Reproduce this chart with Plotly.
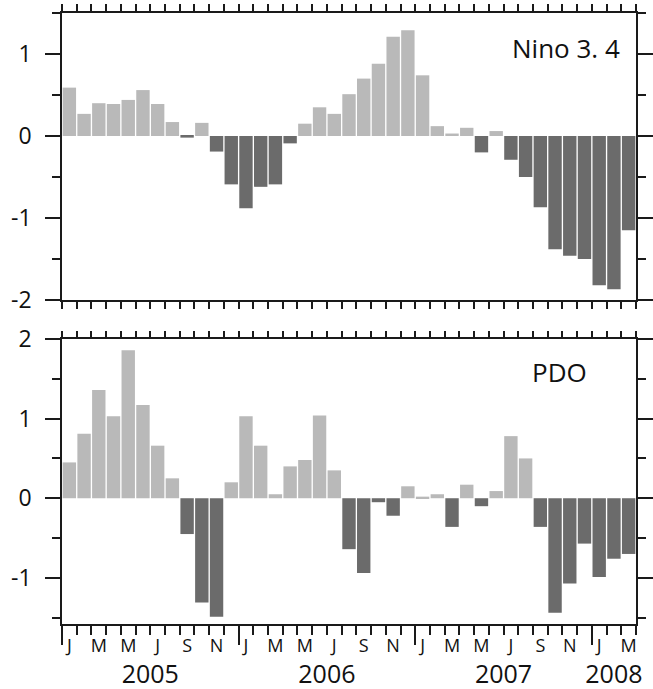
import plotly.graph_objects as go

# ---------------- data ----------------
months = list(range(39))  # Jan 2005 .. Mar 2008
nino34 = [0.59, 0.27, 0.40, 0.39, 0.44, 0.56, 0.39, 0.17, -0.02, 0.16,
          -0.19, -0.59, -0.88, -0.62, -0.59, -0.09, 0.15, 0.35, 0.27, 0.51,
          0.70, 0.88, 1.21, 1.29, 0.74, 0.12, 0.03, 0.10, -0.20, 0.06,
          -0.29, -0.50, -0.87, -1.38, -1.46, -1.50, -1.82, -1.87, -1.15]
pdo = [0.45, 0.81, 1.36, 1.03, 1.86, 1.17, 0.66, 0.25, -0.45, -1.31,
       -1.49, 0.20, 1.03, 0.66, 0.05, 0.40, 0.48, 1.04, 0.35, -0.64,
       -0.94, -0.05, -0.22, 0.15, 0.02, 0.05, -0.36, 0.17, -0.10, 0.09,
       0.78, 0.50, -0.36, -1.44, -1.07, -0.57, -0.99, -0.76, -0.70]
month_labels = ["J", "M", "M", "J", "S", "N"] * 3 + ["J", "M"]
month_label_pos = list(range(0, 39, 2))
year_labels = ["2005", "2006", "2007", "2008"]
year_label_pos = [5.5, 17.5, 29.5, 37]
year_bounds = [-0.5, 11.5, 23.5, 35.5]
month_bounds = [m - 0.5 for m in range(40)]
panel_names = ["Nino 3. 4", "PDO"]

POS = "#b9b9b9"
NEG = "#6b6b6b"
FONT = "Open Sans"
LC = "#1a1a1a"


def colors(vals):
    return [POS if v >= 0 else NEG for v in vals]


fig = go.Figure()
fig.add_trace(go.Bar(x=months, y=nino34, marker=dict(color=colors(nino34), line=dict(width=0)),
                     xaxis="x", yaxis="y", showlegend=False))
fig.add_trace(go.Bar(x=months, y=pdo, marker=dict(color=colors(pdo), line=dict(width=0)),
                     xaxis="x2", yaxis="y2", showlegend=False))
# invisible helpers so overlay axes are drawn
for ax in ["x3", "x4", "x5"]:
    fig.add_trace(go.Scatter(x=[0], y=[0], xaxis=ax, yaxis="y2", mode="markers",
                             marker=dict(opacity=0), showlegend=False, hoverinfo="skip"))

xr = [-0.5, 38.5]
common_x = dict(range=xr, showgrid=False, zeroline=False, linecolor=LC, linewidth=1.5,
                tickcolor=LC, tickwidth=1.5, fixedrange=True, automargin=False)
common_y = dict(showgrid=False, zeroline=False, showline=True, linecolor=LC, linewidth=1.5,
                tickcolor=LC, tickwidth=1.5, ticks="outside", ticklen=15, mirror="ticks",
                automargin=False, fixedrange=True,
                tickfont=dict(size=23, color="#111", family=FONT), ticklabelstandoff=9,
                minor=dict(ticks="outside", ticklen=8, tickcolor=LC, tickwidth=1.5, tickmode="array"))

top_dom = [0.5303, 1.0]
bot_dom = [0.0, 0.4664]

fig.update_layout(
    width=653, height=689,
    margin=dict(l=62, r=17, t=13, b=65),
    paper_bgcolor="white", plot_bgcolor="white",
    bargap=0.09,
    font=dict(family=FONT, color="#111"),
    xaxis=dict(common_x, anchor="y", domain=[0, 1], showline=True, mirror="ticks",
               ticks="outside", ticklen=7, tickmode="array", tickvals=month_bounds,
               showticklabels=False),
    yaxis=dict(common_y, anchor="x", domain=top_dom, range=[-2, 1.5],
               tickmode="array", tickvals=[-2, -1, 0, 1], ticktext=["-2", "-1", "0", "1"]),
    xaxis2=dict(common_x, anchor="y2", domain=[0, 1], showline=True, mirror=True,
                ticks="outside", ticklen=19, tickmode="array", tickvals=year_bounds,
                showticklabels=False,
                minor=dict(ticks="outside", ticklen=9, tickcolor=LC, tickwidth=1.5,
                           tickmode="array", tickvals=month_bounds)),
    yaxis2=dict(common_y, anchor="x2", domain=bot_dom, range=[-1.58, 2],
                tickmode="array", tickvals=[-1, 0, 1, 2], ticktext=["-1", "0", "1", "2"]),
    xaxis3=dict(common_x, overlaying="x2", anchor="y2", side="top", showline=False,
                ticks="outside", ticklen=7, tickmode="array", tickvals=month_bounds,
                showticklabels=False),
    xaxis4=dict(common_x, overlaying="x2", anchor="y2", side="bottom", showline=False,
                ticks="", tickmode="array", tickvals=month_label_pos, ticktext=month_labels,
                tickfont=dict(size=18, family=FONT, color="#111"), ticklabelstandoff=9),
    xaxis5=dict(common_x, overlaying="x2", anchor="y2", side="bottom", showline=False,
                ticks="", tickmode="array", tickvals=year_label_pos, ticktext=year_labels,
                tickfont=dict(size=25, family=FONT, color="#111"), ticklabelstandoff=33),
)

fig.update_yaxes(minor_tickvals=[-1.5, -0.5, 0.5, 1.5], selector=dict(anchor="x"))
fig.update_yaxes(minor_tickvals=[-1.5, -0.5, 0.5, 1.5], selector=dict(anchor="x2"))

fig.add_annotation(text=panel_names[0], xref="x domain", yref="y domain", x=0.975, y=0.878,
                   xanchor="right", yanchor="middle", showarrow=False,
                   font=dict(size=26, family=FONT, color="#111"))
fig.add_annotation(text=panel_names[1], xref="x2 domain", yref="y2 domain", x=0.918, y=0.884,
                   xanchor="right", yanchor="middle", showarrow=False,
                   font=dict(size=26, family=FONT, color="#111"))

fig.write_html("out.html", config={"displayModeBar": False},
               post_script="document.body.style.margin='0';document.body.style.padding='0';")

=-=-=

Exercise requirements:
Reproduce all of the data exactly, omitting each picture it holds.

The response:
Reproduce this chart with Plotly.
import plotly.graph_objects as go

# ---------------- data ----------------
months = list(range(39))  # Jan 2005 .. Mar 2008
nino34 = [0.59, 0.27, 0.40, 0.39, 0.44, 0.56, 0.39, 0.17, -0.02, 0.16,
          -0.19, -0.59, -0.88, -0.62, -0.59, -0.09, 0.15, 0.35, 0.27, 0.51,
          0.70, 0.88, 1.21, 1.29, 0.74, 0.12, 0.03, 0.10, -0.20, 0.06,
          -0.29, -0.50, -0.87, -1.38, -1.46, -1.50, -1.82, -1.87, -1.15]
pdo = [0.45, 0.81, 1.36, 1.03, 1.86, 1.17, 0.66, 0.25, -0.45, -1.31,
       -1.49, 0.20, 1.03, 0.66, 0.05, 0.40, 0.48, 1.04, 0.35, -0.64,
       -0.94, -0.05, -0.22, 0.15, 0.02, 0.05, -0.36, 0.17, -0.10, 0.09,
       0.78, 0.50, -0.36, -1.44, -1.07, -0.57, -0.99, -0.76, -0.70]
month_labels = ["J", "M", "M", "J", "S", "N"] * 3 + ["J", "M"]
month_label_pos = list(range(0, 39, 2))
year_labels = ["2005", "2006", "2007", "2008"]
year_label_pos = [5.5, 17.5, 29.5, 37]
year_bounds = [-0.5, 11.5, 23.5, 35.5]
month_bounds = [m - 0.5 for m in range(40)]
panel_names = ["Nino 3. 4", "PDO"]

POS = "#b9b9b9"
NEG = "#6b6b6b"
FONT = "Open Sans"
LC = "#1a1a1a"


def colors(vals):
    return [POS if v >= 0 else NEG for v in vals]


fig = go.Figure()
fig.add_trace(go.Bar(x=months, y=nino34, marker=dict(color=colors(nino34), line=dict(width=0)),
                     xaxis="x", yaxis="y", showlegend=False))
fig.add_trace(go.Bar(x=months, y=pdo, marker=dict(color=colors(pdo), line=dict(width=0)),
                     xaxis="x2", yaxis="y2", showlegend=False))
# invisible helpers so overlay axes are drawn
for ax in ["x3", "x4", "x5"]:
    fig.add_trace(go.Scatter(x=[0], y=[0], xaxis=ax, yaxis="y2", mode="markers",
                             marker=dict(opacity=0), showlegend=False, hoverinfo="skip"))

xr = [-0.5, 38.5]
common_x = dict(range=xr, showgrid=False, zeroline=False, linecolor=LC, linewidth=1.5,
                tickcolor=LC, tickwidth=1.5, fixedrange=True, automargin=False)
common_y = dict(showgrid=False, zeroline=False, showline=True, linecolor=LC, linewidth=1.5,
                tickcolor=LC, tickwidth=1.5, ticks="outside", ticklen=15, mirror="ticks",
                automargin=False, fixedrange=True,
                tickfont=dict(size=23, color="#111", family=FONT), ticklabelstandoff=9,
                minor=dict(ticks="outside", ticklen=8, tickcolor=LC, tickwidth=1.5, tickmode="array"))

top_dom = [0.5303, 1.0]
bot_dom = [0.0, 0.4664]

fig.update_layout(
    width=653, height=689,
    margin=dict(l=62, r=17, t=13, b=65),
    paper_bgcolor="white", plot_bgcolor="white",
    bargap=0.09,
    font=dict(family=FONT, color="#111"),
    xaxis=dict(common_x, anchor="y", domain=[0, 1], showline=True, mirror="ticks",
               ticks="outside", ticklen=7, tickmode="array", tickvals=month_bounds,
               showticklabels=False),
    yaxis=dict(common_y, anchor="x", domain=top_dom, range=[-2, 1.5],
               tickmode="array", tickvals=[-2, -1, 0, 1], ticktext=["-2", "-1", "0", "1"]),
    xaxis2=dict(common_x, anchor="y2", domain=[0, 1], showline=True, mirror=True,
                ticks="outside", ticklen=19, tickmode="array", tickvals=year_bounds,
                showticklabels=False,
                minor=dict(ticks="outside", ticklen=9, tickcolor=LC, tickwidth=1.5,
                           tickmode="array", tickvals=month_bounds)),
    yaxis2=dict(common_y, anchor="x2", domain=bot_dom, range=[-1.58, 2],
                tickmode="array", tickvals=[-1, 0, 1, 2], ticktext=["-1", "0", "1", "2"]),
    xaxis3=dict(common_x, overlaying="x2", anchor="y2", side="top", showline=False,
                ticks="outside", ticklen=7, tickmode="array", tickvals=month_bounds,
                showticklabels=False),
    xaxis4=dict(common_x, overlaying="x2", anchor="y2", side="bottom", showline=False,
                ticks="", tickmode="array", tickvals=month_label_pos, ticktext=month_labels,
                tickfont=dict(size=18, family=FONT, color="#111"), ticklabelstandoff=9),
    xaxis5=dict(common_x, overlaying="x2", anchor="y2", side="bottom", showline=False,
                ticks="", tickmode="array", tickvals=year_label_pos, ticktext=year_labels,
                tickfont=dict(size=25, family=FONT, color="#111"), ticklabelstandoff=33),
)

fig.update_yaxes(minor_tickvals=[-1.5, -0.5, 0.5, 1.5], selector=dict(anchor="x"))
fig.update_yaxes(minor_tickvals=[-1.5, -0.5, 0.5, 1.5], selector=dict(anchor="x2"))

fig.add_annotation(text=panel_names[0], xref="x domain", yref="y domain", x=0.975, y=0.878,
                   xanchor="right", yanchor="middle", showarrow=False,
                   font=dict(size=26, family=FONT, color="#111"))
fig.add_annotation(text=panel_names[1], xref="x2 domain", yref="y2 domain", x=0.918, y=0.884,
                   xanchor="right", yanchor="middle", showarrow=False,
                   font=dict(size=26, family=FONT, color="#111"))

fig.write_html("out.html", config={"displayModeBar": False},
               post_script="document.body.style.margin='0';document.body.style.padding='0';")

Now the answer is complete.